Demotix/Nawal Al Basri. Birdseye view of the protest 30th April 2012 in Megsha, Bahrain.

Secular and Islamist 

On the political terrain, secular forces are divided. The liberal-democrat and conservative democratic parties are weak or in decline, like the old Egyptian Wafd party or the Moroccan Istiqlal. On the left, “Arab socialism”, which was supposed to be the ideology of the Nationalists (from Nasser to the Baath, the Algerian FLN or the Tunisian Neo-Destour), has vanished into the oligarchic system and corruption. Today genuine Arab Nationalist forces are small groups.  On the left, post-communist centre-left parties like the Tunisian Ettajdid and Moroccan PPS (Socialist Progressive Party) have a limited influence.  In comparison the radical new left of the 60s has had a more prolific and diverse offspring - with old parties like PFLP in Palestine or the Socialist Party of Yemen, or new ones such as the leftist PSU (United Socialist Party) in Morocco, and the social democratic al-Waad in Bahrain. New movements have also appeared, like in Tunisia the leftist radical PCOT (Communist Party of the workers of Tunisia), the social-democratic FDTL (Forum for Democracy, Labour and liberty) or the liberal PDP (Peoples’ Democratic Party).

The Islamists are (provisionally) the great beneficiary of a movement they call “Islamic awakening”. The main Islamist parties have abandoned the revolutionary utopian goal of the Islamic State and progressively transformed into conservative political parties accepting the parliamentarian game.

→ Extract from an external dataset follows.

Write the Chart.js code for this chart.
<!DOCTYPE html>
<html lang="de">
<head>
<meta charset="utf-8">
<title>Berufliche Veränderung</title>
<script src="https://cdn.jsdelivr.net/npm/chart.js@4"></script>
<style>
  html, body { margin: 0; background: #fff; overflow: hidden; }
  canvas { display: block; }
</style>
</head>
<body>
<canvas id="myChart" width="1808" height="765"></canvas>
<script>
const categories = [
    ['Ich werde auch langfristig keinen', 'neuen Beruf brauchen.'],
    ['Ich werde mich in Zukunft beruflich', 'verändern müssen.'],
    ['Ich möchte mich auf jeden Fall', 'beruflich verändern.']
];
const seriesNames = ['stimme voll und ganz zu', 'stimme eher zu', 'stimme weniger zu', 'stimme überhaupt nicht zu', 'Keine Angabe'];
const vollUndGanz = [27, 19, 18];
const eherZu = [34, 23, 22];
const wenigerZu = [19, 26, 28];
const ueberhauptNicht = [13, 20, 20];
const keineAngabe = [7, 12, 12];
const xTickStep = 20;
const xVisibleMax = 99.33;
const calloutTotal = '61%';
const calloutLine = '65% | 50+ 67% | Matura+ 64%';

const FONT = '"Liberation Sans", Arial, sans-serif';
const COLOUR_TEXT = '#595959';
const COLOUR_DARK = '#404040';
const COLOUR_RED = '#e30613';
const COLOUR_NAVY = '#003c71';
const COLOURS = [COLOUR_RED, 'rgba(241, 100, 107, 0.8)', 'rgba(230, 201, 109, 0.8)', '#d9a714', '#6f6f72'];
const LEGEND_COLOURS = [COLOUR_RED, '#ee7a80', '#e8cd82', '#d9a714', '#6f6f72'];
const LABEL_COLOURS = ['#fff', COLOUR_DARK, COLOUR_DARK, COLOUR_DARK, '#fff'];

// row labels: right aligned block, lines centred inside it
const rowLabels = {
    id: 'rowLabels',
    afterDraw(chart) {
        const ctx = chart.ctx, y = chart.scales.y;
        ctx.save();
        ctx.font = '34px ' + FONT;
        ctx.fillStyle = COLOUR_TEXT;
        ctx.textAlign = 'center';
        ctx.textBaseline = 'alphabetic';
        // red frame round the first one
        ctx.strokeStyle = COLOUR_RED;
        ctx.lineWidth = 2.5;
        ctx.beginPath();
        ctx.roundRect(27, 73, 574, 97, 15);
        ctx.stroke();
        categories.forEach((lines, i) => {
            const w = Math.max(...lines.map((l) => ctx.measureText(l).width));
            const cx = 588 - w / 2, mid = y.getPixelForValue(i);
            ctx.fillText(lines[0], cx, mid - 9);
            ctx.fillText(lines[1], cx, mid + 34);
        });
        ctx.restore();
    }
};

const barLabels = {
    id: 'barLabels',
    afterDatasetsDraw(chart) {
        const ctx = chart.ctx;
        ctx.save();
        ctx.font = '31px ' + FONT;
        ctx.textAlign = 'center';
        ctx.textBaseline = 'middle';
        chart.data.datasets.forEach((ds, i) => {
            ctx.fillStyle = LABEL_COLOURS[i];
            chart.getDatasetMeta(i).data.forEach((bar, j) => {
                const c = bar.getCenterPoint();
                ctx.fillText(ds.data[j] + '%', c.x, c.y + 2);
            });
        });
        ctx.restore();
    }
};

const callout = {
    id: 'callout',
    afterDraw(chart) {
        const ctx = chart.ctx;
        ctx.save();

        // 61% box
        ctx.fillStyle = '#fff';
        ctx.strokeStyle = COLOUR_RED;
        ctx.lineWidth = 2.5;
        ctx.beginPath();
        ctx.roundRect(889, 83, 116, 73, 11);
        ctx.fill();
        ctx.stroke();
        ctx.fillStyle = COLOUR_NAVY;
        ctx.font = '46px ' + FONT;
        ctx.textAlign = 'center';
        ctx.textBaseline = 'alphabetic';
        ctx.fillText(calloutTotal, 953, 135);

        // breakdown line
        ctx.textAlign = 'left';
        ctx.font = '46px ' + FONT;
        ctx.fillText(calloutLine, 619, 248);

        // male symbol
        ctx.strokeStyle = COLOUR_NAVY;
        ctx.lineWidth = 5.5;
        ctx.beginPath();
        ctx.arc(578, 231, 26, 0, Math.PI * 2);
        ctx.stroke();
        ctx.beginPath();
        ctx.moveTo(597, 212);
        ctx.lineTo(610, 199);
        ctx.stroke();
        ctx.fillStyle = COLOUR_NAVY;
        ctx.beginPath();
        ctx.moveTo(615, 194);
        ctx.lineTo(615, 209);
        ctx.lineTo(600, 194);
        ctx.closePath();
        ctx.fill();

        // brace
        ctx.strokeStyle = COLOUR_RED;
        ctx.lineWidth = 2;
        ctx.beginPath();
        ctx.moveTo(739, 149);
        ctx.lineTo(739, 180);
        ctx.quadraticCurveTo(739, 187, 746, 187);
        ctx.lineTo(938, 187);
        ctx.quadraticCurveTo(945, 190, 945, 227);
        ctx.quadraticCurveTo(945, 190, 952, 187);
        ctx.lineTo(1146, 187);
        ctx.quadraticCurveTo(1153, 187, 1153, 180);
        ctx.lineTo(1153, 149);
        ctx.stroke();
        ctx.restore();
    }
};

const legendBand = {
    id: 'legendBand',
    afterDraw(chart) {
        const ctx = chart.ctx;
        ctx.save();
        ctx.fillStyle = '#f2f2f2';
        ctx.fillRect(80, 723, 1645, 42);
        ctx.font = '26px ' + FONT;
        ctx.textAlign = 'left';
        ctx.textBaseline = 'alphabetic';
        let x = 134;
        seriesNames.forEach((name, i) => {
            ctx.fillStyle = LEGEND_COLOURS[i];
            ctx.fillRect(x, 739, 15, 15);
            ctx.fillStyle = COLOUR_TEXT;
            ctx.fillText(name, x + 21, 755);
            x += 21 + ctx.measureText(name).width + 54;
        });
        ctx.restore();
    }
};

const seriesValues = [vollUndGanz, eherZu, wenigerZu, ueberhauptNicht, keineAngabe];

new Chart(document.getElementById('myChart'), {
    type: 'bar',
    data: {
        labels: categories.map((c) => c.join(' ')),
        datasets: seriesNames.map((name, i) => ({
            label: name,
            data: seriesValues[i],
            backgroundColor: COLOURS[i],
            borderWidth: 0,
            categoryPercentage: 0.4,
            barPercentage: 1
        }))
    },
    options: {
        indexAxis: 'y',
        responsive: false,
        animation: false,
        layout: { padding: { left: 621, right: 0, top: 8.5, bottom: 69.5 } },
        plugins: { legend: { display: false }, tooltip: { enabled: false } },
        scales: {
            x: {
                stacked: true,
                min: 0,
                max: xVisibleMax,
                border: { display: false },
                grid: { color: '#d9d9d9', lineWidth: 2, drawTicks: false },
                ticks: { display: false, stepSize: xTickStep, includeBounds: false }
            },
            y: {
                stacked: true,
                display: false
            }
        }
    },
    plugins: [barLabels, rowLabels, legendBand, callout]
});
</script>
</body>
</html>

These parties are rooted in urban middle class, professionals, civil servants, etc. the kind of people who aspire to law and order more than to the turmoil of Islamic  revolution. They won the election in Tunisia, Morocco and Egypt and will probably have similar success in other countries if free elections are held.  Such a conservative party could be one of the bases of a post-revolutionary regime, in cooperation with the military (in Egypt), or any kind of coalition after the elections and the “return to normality”.

But the Islamists are challenged from within. On the one hand, some of the Islamist activists have been struggling together side by side with leftist or liberal secular forces: such as in Morocco the members of the movement Al adl wal ishane (Justice and Charity); in Egypt, a part of the young Muslims Brotherhood (and Sisterhood); and the same in Yemen or Syria. On the other hand, mainstream Islamists are challenged by dynamic ultraconservative Salafist groups. They can disrupt the cautious approach of movements like Ennadha in Tunisia and the Muslim Brotherhood in Egypt (where the Salafist An Nour party has got 20% of the votes). They are mounting all sorts of provocations (like in Tunisia the Hizb u Tharir - Party of the Liberation, a radical international party). Salafists often act in connection with the former security services of the old regimes and external forces (Saudis).   

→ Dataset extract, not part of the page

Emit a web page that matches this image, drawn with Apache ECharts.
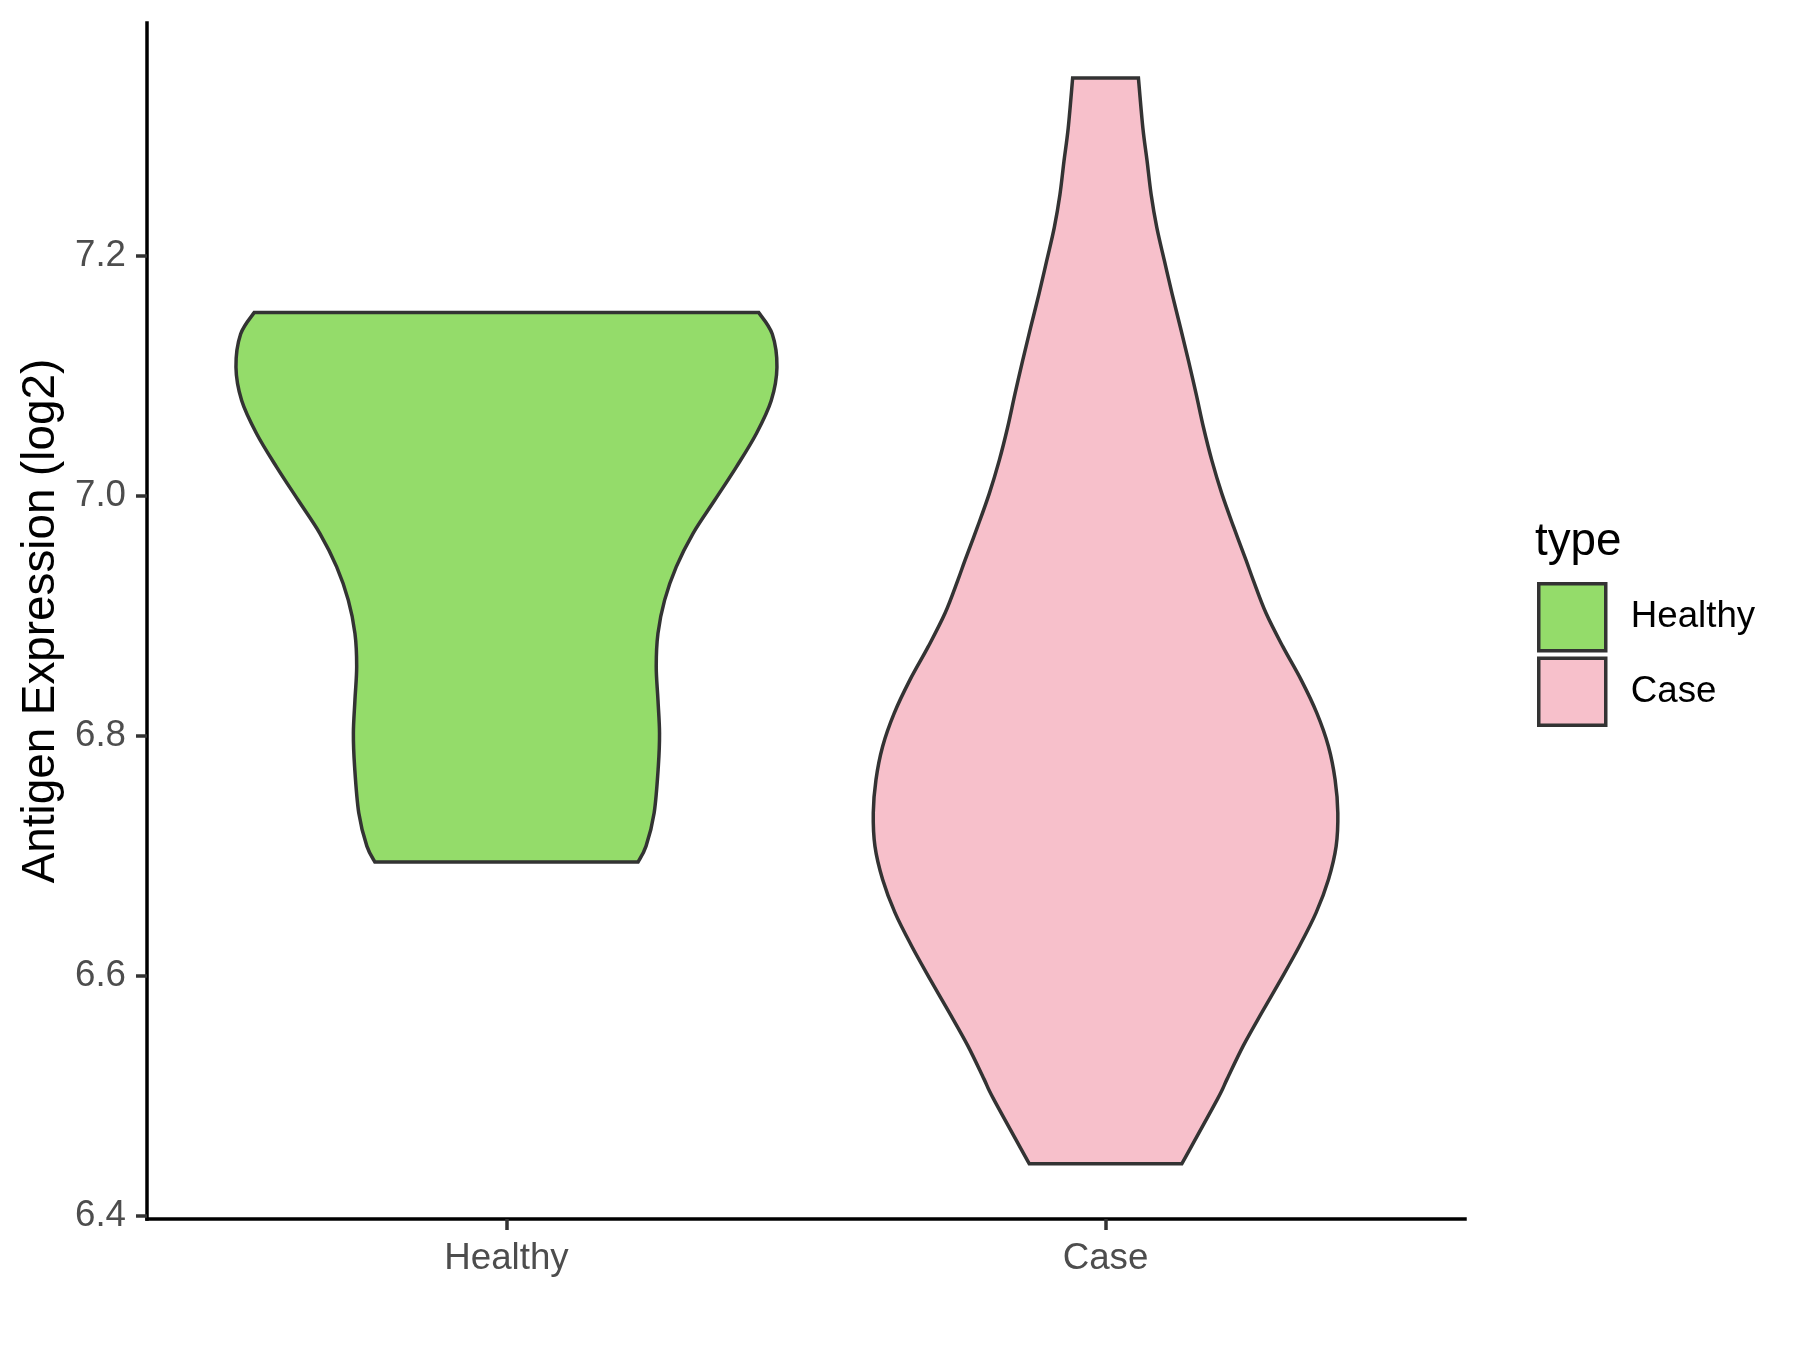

The past is still competing with the future 

The political future of Tunisia and Egypt is uncertain. The future and the past are still competing. In Tunisia, social unrest, provocations and a bad economic situation might push electors towards candidates promising a return to order. Ennadha is hesitating between cooperating with or confronting other political parties, probably also because of the contradictory aspirations of its members as well as voters. In Egypt the Supreme Military Council is engaged in arm-wrestling with the forces of change  (the youth networks, part of the left, part of the Islamic youth), with the Muslim Brotherhood in between, waiting to reap the benefits of the situation following  an expectedly good electoral result.

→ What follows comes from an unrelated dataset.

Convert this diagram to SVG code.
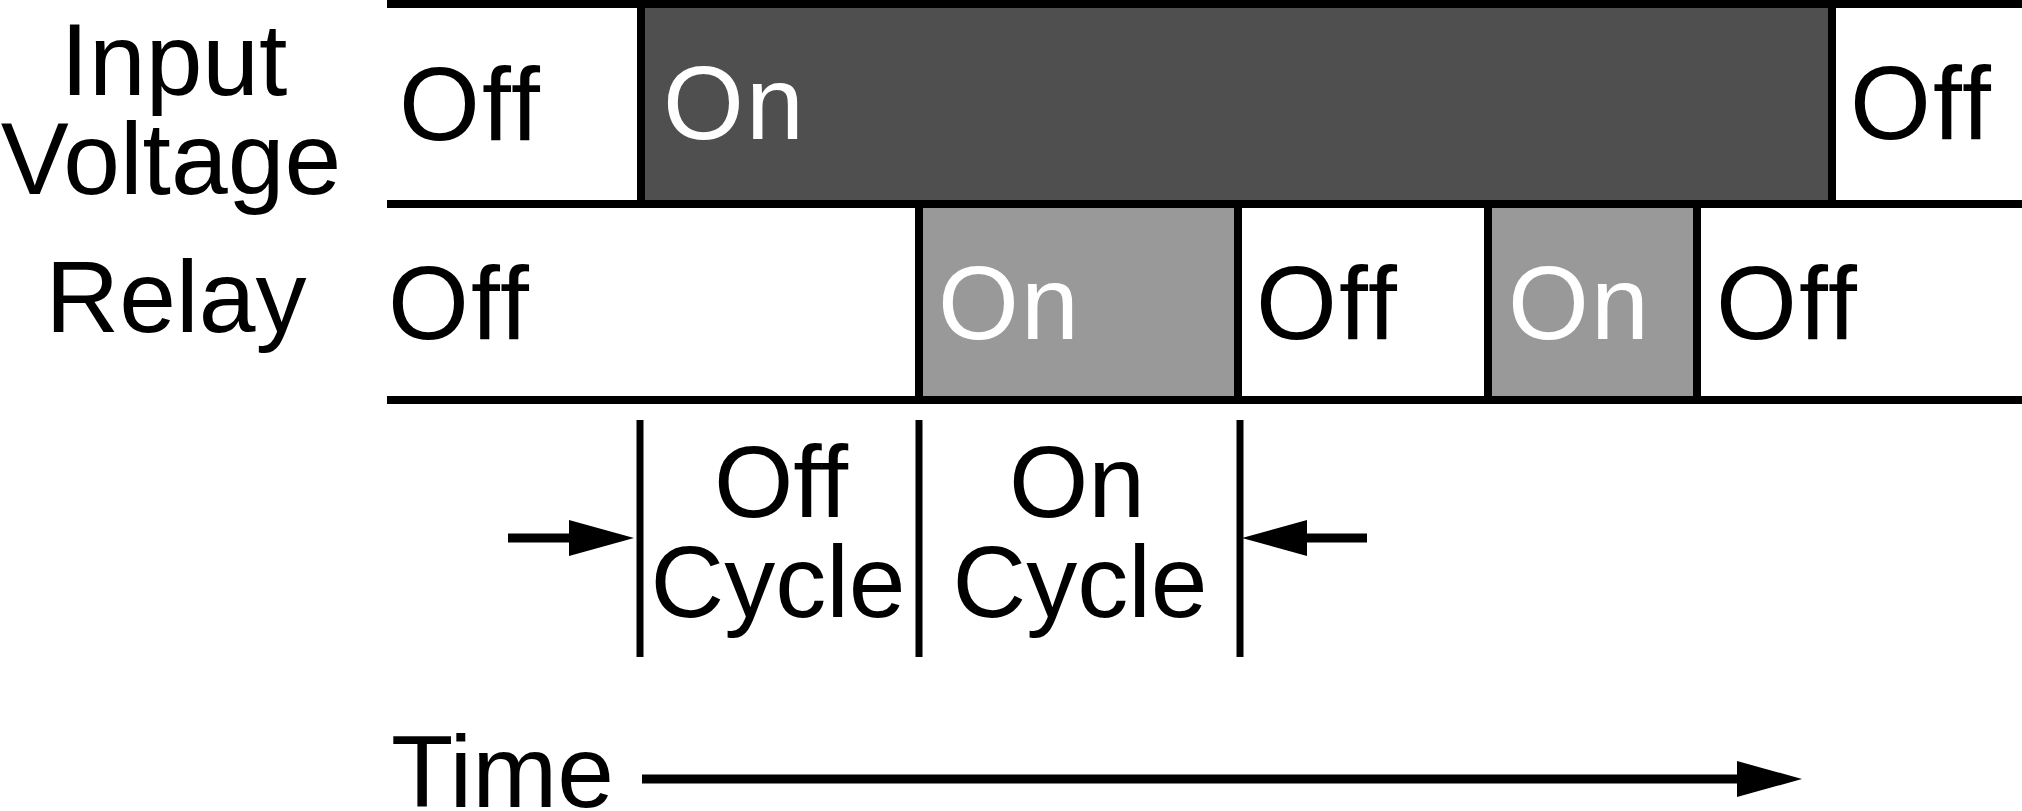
<svg xmlns="http://www.w3.org/2000/svg" width="2022" height="811" viewBox="0 0 2022 811">
<style>
.ln{stroke:#000;stroke-width:8;fill:none}
.ms{stroke:#000;stroke-width:7;fill:none}
.ar{stroke:#000;stroke-width:9;fill:none}
.t{font-family:"Liberation Sans",Arial,Helvetica,sans-serif;font-size:102px;fill:#000}
.s{font-size:104px;letter-spacing:2px}
.w{fill:#fff}
.c{text-anchor:middle}
</style>
<defs>
<marker id="ah" markerUnits="userSpaceOnUse" markerWidth="66" markerHeight="36" refX="0" refY="18" orient="auto" overflow="visible">
<path d="M0,0 L65,18 L0,36 Z" fill="#000"/>
</marker>
</defs>
<rect width="2022" height="811" fill="#fff"/>
<g id="labels">
<text class="t c" x="174" y="95">Input</text>
<text class="t c" x="171" y="194">Voltage</text>
<text class="t c" x="176" y="332">Relay</text>
<text class="t" x="391" y="807">Time</text>
</g>
<g id="input-off-1"><text class="t s" x="399" y="140">Off</text></g>
<g id="input-on">
<rect x="641" y="4" width="1191" height="200" fill="#4f4f4f"/>
<text class="t s w" x="663" y="139">On</text>
</g>
<g id="input-off-2"><text class="t s" x="1850" y="139">Off</text></g>
<g id="relay-off-1"><text class="t s" x="388" y="339">Off</text></g>
<g id="relay-on-1">
<rect x="919" y="204" width="319" height="196" fill="#999"/>
<text class="t s w" x="938" y="339">On</text>
</g>
<g id="relay-off-2"><text class="t s" x="1256" y="339">Off</text></g>
<g id="relay-on-2">
<rect x="1488" y="204" width="209" height="196" fill="#999"/>
<text class="t s w" x="1508" y="339">On</text>
</g>
<g id="relay-off-3"><text class="t s" x="1716" y="339">Off</text></g>
<g id="grid">
<line class="ln" x1="387" y1="4" x2="2022" y2="4"/>
<line class="ln" x1="387" y1="204" x2="2022" y2="204"/>
<line class="ln" x1="387" y1="400" x2="2022" y2="400"/>
<line class="ln" x1="641" y1="4" x2="641" y2="204"/>
<line class="ln" x1="1832" y1="4" x2="1832" y2="204"/>
<line class="ln" x1="919" y1="204" x2="919" y2="400"/>
<line class="ln" x1="1238" y1="204" x2="1238" y2="400"/>
<line class="ln" x1="1488" y1="204" x2="1488" y2="400"/>
<line class="ln" x1="1697" y1="204" x2="1697" y2="400"/>
</g>
<g id="off-cycle"><text class="t c" x="781" y="517">Off</text><text class="t c" x="778" y="617">Cycle</text></g>
<g id="on-cycle"><text class="t c" x="1077" y="517">On</text><text class="t c" x="1080" y="617">Cycle</text></g>
<g id="connectors">
<line class="ms" x1="640" y1="420" x2="640" y2="657"/>
<line class="ms" x1="919" y1="420" x2="919" y2="657"/>
<line class="ms" x1="1240" y1="420" x2="1240" y2="657"/>
<line class="ar" x1="508" y1="538" x2="569" y2="538" marker-end="url(#ah)"/>
<line class="ar" x1="1367" y1="538" x2="1307" y2="538" marker-end="url(#ah)"/>
<line class="ar" x1="642" y1="779" x2="1737" y2="779" marker-end="url(#ah)"/>
</g>
</svg>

The short-term fate of the Arab revolution in each particular state will depend on the nuisance capacity of several actors. Those from inside, who would like to limit it or who would like to go backwards. And also those from outside, western powers, Saudis, Israelis... Whatever will happen in the coming months or years, things are not going to go back to what they used to be, and the 2011 awakening of the Arab people will be harvested in the coming decade.